(Data listing)
--------------------------------
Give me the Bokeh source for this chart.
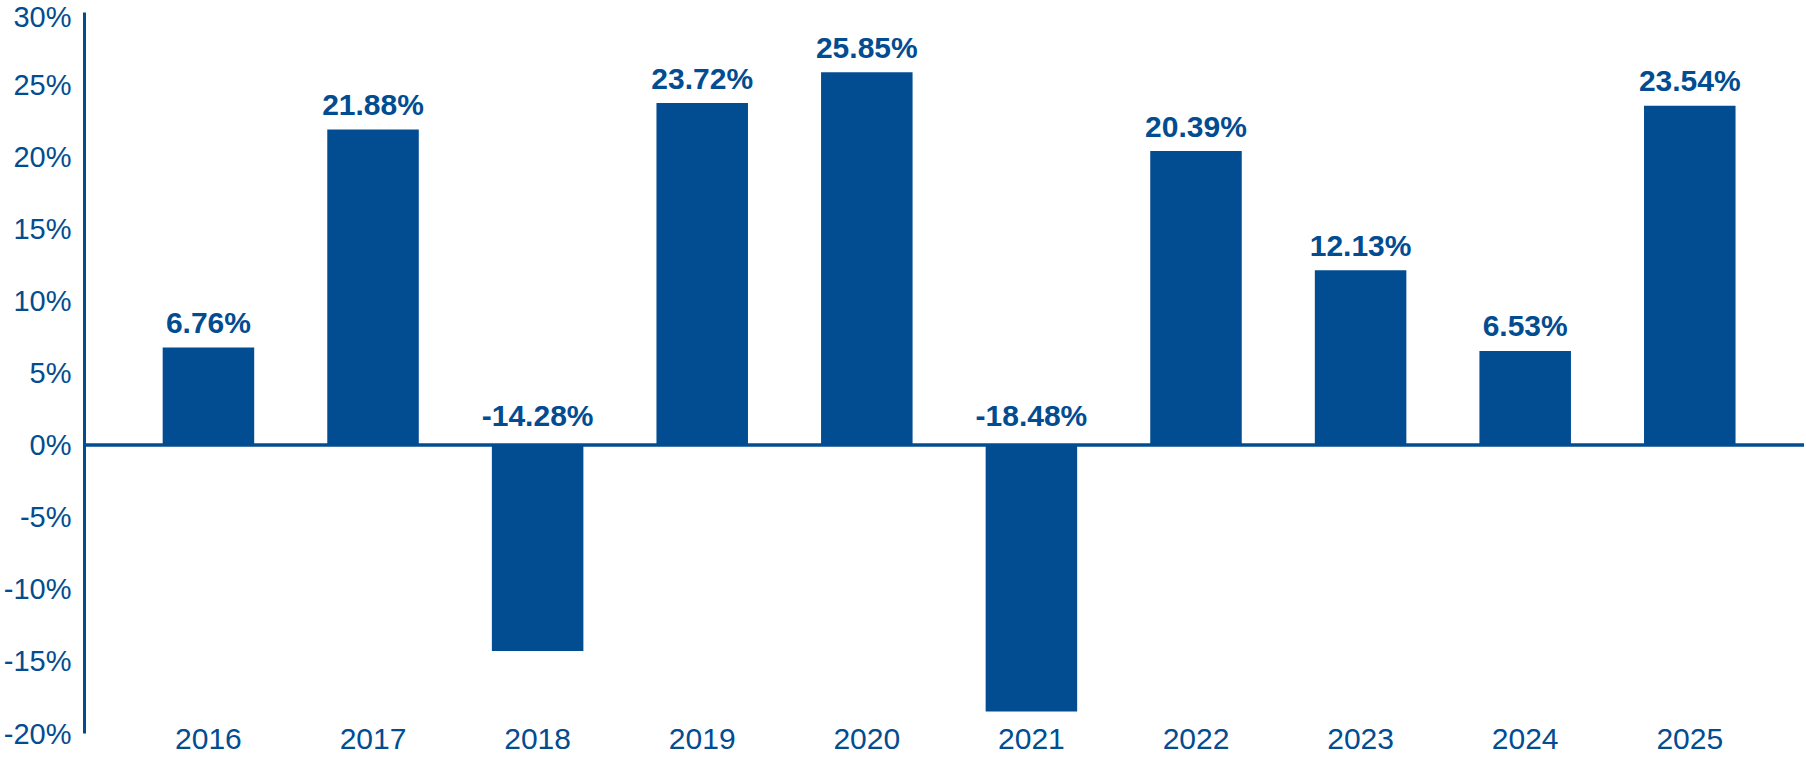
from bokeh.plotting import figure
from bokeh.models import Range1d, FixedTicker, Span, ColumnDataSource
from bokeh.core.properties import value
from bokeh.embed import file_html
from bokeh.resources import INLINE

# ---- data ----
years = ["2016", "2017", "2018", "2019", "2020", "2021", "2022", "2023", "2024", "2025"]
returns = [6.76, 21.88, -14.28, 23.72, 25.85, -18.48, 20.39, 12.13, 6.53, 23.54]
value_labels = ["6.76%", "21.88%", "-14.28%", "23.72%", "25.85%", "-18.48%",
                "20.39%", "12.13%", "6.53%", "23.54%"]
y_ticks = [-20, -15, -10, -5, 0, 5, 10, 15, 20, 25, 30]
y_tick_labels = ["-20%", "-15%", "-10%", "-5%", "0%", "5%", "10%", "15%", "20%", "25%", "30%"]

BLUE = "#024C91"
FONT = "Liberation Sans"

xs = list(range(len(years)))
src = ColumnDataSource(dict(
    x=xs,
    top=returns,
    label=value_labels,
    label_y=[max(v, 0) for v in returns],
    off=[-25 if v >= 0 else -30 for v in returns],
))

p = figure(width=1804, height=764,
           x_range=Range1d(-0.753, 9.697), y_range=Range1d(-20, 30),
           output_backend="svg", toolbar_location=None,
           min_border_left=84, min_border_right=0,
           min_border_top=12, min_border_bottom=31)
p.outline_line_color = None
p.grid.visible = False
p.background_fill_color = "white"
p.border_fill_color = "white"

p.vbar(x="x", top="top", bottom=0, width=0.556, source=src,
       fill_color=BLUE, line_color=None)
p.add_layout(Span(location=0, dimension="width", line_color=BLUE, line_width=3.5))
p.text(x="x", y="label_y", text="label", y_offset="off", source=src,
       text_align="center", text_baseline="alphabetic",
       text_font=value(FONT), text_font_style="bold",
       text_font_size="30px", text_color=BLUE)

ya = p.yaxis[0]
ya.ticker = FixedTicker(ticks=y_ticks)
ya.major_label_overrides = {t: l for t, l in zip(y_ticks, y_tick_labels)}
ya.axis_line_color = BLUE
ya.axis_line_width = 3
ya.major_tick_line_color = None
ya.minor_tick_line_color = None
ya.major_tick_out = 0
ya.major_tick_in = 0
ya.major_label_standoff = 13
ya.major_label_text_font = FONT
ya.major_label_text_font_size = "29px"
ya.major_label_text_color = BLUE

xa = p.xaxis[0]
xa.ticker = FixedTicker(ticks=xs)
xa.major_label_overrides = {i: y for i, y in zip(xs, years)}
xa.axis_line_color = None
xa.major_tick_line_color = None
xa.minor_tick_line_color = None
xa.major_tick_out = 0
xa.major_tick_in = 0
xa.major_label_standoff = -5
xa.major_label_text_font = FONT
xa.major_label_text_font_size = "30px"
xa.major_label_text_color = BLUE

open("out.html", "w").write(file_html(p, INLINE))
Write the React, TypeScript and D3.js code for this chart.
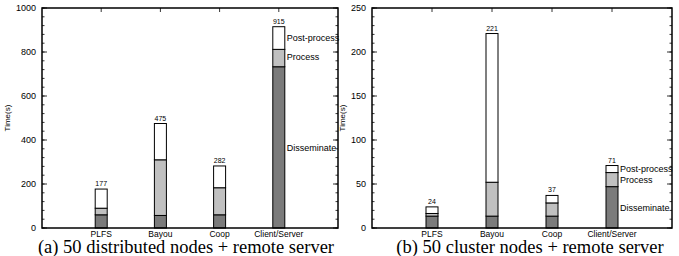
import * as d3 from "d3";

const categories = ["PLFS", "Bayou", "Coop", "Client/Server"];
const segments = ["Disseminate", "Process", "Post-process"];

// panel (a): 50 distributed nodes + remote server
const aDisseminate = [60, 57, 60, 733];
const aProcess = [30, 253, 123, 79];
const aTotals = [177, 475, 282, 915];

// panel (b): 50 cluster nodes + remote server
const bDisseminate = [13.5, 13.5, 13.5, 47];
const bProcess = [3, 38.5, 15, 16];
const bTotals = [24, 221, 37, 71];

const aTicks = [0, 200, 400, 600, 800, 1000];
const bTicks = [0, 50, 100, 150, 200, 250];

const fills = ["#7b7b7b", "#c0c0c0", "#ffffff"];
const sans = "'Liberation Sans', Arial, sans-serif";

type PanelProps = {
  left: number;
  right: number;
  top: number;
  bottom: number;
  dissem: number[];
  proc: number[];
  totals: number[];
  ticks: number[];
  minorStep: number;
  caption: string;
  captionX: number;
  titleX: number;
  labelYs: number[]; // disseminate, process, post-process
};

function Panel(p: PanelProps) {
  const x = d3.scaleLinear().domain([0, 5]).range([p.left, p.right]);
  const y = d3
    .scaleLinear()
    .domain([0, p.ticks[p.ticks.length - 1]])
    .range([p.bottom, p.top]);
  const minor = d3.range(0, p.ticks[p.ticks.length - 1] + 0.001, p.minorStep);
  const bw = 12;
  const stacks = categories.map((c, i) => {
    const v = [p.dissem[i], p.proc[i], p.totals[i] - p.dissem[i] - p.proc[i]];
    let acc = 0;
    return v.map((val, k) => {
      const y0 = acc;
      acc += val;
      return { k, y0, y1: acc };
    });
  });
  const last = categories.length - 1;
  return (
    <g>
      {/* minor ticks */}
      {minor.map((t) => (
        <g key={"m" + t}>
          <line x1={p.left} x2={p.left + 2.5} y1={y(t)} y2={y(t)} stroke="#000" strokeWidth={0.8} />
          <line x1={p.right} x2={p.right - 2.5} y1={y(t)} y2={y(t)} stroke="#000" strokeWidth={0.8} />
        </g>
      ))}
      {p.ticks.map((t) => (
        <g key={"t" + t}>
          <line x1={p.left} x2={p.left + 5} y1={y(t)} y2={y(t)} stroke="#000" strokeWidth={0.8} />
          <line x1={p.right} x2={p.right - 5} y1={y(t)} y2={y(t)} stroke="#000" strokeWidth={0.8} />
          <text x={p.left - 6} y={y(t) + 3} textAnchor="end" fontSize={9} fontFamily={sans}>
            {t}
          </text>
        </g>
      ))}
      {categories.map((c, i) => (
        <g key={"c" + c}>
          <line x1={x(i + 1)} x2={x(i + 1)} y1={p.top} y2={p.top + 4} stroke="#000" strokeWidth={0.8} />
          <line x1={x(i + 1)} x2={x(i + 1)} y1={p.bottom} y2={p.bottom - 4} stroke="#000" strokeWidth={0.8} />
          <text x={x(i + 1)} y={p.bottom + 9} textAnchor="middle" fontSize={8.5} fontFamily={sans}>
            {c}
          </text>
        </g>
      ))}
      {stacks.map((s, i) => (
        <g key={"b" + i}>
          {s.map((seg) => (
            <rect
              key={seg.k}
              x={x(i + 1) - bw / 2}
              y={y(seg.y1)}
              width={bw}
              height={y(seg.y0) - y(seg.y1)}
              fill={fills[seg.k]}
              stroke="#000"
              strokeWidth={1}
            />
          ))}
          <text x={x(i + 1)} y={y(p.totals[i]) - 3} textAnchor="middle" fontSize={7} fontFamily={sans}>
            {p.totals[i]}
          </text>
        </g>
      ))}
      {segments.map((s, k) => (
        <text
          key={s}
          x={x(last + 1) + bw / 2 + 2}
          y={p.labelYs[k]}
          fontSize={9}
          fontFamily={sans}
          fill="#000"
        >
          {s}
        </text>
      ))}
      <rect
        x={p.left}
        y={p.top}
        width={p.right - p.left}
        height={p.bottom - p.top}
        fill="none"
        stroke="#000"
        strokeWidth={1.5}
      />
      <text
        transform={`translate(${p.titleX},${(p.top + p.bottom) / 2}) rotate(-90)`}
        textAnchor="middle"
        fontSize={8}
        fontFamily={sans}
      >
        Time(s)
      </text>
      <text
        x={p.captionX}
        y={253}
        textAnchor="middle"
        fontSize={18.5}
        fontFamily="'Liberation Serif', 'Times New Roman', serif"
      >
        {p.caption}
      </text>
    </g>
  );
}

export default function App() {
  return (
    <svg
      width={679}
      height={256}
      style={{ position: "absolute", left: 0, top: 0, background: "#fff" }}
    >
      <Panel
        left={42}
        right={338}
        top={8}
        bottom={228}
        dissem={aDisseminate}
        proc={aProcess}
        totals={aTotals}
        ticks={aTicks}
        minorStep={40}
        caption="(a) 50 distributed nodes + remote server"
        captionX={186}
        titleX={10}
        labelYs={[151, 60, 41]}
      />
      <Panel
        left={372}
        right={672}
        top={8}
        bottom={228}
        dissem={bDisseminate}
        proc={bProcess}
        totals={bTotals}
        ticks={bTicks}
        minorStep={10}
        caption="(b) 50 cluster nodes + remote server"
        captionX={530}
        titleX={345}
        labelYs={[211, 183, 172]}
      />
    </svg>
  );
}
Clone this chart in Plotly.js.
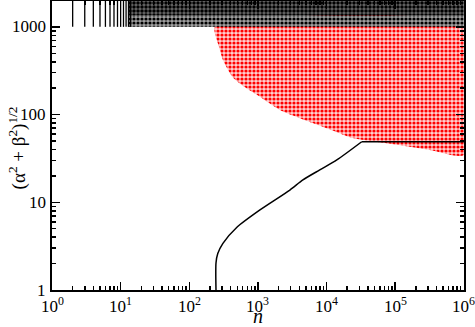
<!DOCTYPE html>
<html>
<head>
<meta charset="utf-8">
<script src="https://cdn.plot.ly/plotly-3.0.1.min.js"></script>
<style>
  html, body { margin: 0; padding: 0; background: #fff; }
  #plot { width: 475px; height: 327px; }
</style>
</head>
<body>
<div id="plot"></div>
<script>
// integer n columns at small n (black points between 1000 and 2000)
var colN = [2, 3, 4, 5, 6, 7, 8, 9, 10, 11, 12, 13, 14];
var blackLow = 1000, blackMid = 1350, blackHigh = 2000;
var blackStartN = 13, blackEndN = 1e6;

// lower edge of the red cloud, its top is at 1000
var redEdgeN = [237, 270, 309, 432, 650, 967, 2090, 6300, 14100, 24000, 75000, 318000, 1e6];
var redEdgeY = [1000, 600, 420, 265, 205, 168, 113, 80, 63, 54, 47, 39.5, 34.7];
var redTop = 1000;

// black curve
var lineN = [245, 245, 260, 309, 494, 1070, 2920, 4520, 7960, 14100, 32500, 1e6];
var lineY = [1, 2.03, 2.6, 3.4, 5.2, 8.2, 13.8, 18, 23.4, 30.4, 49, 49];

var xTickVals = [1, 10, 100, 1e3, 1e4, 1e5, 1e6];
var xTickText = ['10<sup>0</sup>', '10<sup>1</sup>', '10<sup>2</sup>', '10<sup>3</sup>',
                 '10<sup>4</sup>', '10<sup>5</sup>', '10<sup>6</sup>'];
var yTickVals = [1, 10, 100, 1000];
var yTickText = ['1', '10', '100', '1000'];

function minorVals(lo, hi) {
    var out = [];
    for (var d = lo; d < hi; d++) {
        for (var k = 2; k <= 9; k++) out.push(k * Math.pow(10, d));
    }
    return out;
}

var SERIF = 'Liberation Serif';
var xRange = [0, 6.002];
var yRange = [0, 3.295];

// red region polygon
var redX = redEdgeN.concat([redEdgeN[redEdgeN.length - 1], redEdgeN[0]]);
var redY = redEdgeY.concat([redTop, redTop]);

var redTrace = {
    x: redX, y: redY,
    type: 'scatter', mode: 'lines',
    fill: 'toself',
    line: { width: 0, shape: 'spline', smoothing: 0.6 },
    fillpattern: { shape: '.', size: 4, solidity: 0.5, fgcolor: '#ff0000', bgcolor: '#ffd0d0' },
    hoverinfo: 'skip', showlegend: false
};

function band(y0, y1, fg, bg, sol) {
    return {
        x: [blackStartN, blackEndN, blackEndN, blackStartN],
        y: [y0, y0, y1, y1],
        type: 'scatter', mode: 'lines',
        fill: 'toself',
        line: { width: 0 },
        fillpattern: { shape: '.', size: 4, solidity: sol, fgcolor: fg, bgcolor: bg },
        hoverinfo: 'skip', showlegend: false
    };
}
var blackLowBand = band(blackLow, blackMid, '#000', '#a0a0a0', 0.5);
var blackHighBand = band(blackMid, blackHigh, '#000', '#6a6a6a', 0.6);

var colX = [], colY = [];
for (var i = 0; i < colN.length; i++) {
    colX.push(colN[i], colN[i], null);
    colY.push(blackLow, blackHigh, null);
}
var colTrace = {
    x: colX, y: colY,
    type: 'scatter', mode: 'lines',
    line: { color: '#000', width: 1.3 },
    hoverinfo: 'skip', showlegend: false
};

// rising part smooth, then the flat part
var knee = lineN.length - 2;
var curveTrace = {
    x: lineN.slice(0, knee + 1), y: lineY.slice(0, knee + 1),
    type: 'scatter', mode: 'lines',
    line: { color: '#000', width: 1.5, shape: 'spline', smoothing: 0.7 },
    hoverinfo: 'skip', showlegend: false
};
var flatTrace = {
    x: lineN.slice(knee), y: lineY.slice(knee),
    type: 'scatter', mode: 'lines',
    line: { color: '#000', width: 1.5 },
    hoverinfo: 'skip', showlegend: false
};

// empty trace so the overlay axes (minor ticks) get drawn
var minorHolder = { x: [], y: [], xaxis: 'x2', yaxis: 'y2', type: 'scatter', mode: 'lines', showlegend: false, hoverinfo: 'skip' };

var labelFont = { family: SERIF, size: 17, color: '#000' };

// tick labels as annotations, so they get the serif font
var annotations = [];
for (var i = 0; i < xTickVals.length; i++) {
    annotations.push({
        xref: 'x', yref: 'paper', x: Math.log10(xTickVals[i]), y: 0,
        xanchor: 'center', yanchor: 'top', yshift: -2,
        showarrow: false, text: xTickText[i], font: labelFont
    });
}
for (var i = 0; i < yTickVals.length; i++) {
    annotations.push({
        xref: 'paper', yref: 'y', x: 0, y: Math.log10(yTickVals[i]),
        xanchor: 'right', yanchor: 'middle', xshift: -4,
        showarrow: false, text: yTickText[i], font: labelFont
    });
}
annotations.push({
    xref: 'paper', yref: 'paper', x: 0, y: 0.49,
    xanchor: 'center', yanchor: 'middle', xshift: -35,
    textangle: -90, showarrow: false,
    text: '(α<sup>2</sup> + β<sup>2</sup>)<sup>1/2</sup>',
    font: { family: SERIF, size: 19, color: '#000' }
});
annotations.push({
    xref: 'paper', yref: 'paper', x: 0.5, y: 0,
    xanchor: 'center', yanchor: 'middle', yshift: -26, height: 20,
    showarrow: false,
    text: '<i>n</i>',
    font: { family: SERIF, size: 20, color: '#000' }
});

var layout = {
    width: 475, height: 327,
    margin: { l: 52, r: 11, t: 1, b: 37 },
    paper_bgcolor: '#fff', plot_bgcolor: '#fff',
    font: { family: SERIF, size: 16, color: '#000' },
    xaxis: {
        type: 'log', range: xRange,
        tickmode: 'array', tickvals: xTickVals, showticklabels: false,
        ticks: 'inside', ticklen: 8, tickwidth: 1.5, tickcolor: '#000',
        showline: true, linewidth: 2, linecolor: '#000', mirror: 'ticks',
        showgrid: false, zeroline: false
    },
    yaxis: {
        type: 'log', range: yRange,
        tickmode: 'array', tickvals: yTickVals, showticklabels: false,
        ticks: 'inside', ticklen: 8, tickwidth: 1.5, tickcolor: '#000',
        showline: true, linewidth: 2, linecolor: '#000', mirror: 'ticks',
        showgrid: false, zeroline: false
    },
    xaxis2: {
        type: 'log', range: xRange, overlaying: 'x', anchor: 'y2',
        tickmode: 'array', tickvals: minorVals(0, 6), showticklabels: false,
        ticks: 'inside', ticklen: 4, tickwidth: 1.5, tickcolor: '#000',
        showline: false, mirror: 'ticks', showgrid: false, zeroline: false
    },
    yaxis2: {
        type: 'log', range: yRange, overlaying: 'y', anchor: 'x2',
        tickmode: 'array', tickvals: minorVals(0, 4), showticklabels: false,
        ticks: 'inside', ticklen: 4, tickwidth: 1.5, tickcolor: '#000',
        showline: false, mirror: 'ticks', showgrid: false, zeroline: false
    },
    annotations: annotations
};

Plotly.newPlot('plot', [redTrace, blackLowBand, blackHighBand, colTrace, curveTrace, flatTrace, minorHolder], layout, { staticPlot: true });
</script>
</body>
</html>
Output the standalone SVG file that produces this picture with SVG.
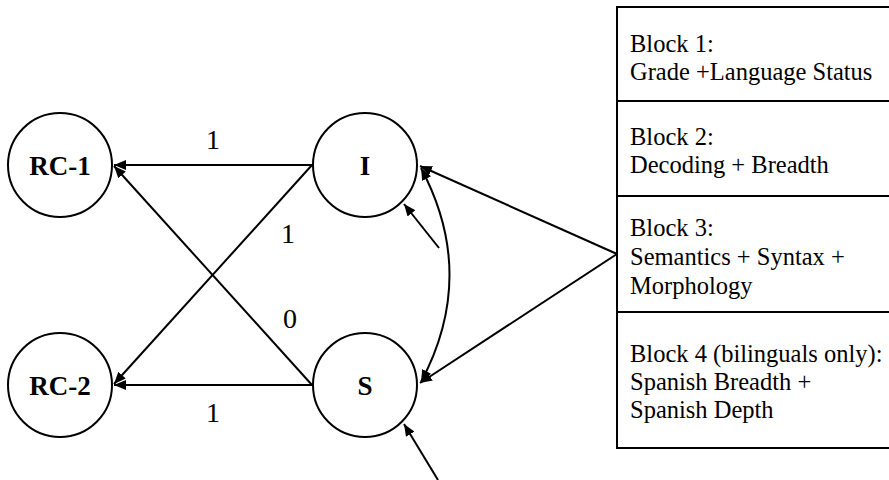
--------------------------------
> _What you have to do_
Return exactly the lines from the one with "Write the React, TypeScript" to the one with "const bTicks = [0, 50, 100, 150, 200, 250];", both ends kept, and only those. Images are left out.

> _Answer to this task_
Write the React, TypeScript and D3.js code for this chart.
import * as d3 from "d3";

const categories = ["PLFS", "Bayou", "Coop", "Client/Server"];
const segments = ["Disseminate", "Process", "Post-process"];

// panel (a): 50 distributed nodes + remote server
const aDisseminate = [60, 57, 60, 733];
const aProcess = [30, 253, 123, 79];
const aTotals = [177, 475, 282, 915];

// panel (b): 50 cluster nodes + remote server
const bDisseminate = [13.5, 13.5, 13.5, 47];
const bProcess = [3, 38.5, 15, 16];
const bTotals = [24, 221, 37, 71];

const aTicks = [0, 200, 400, 600, 800, 1000];
const bTicks = [0, 50, 100, 150, 200, 250];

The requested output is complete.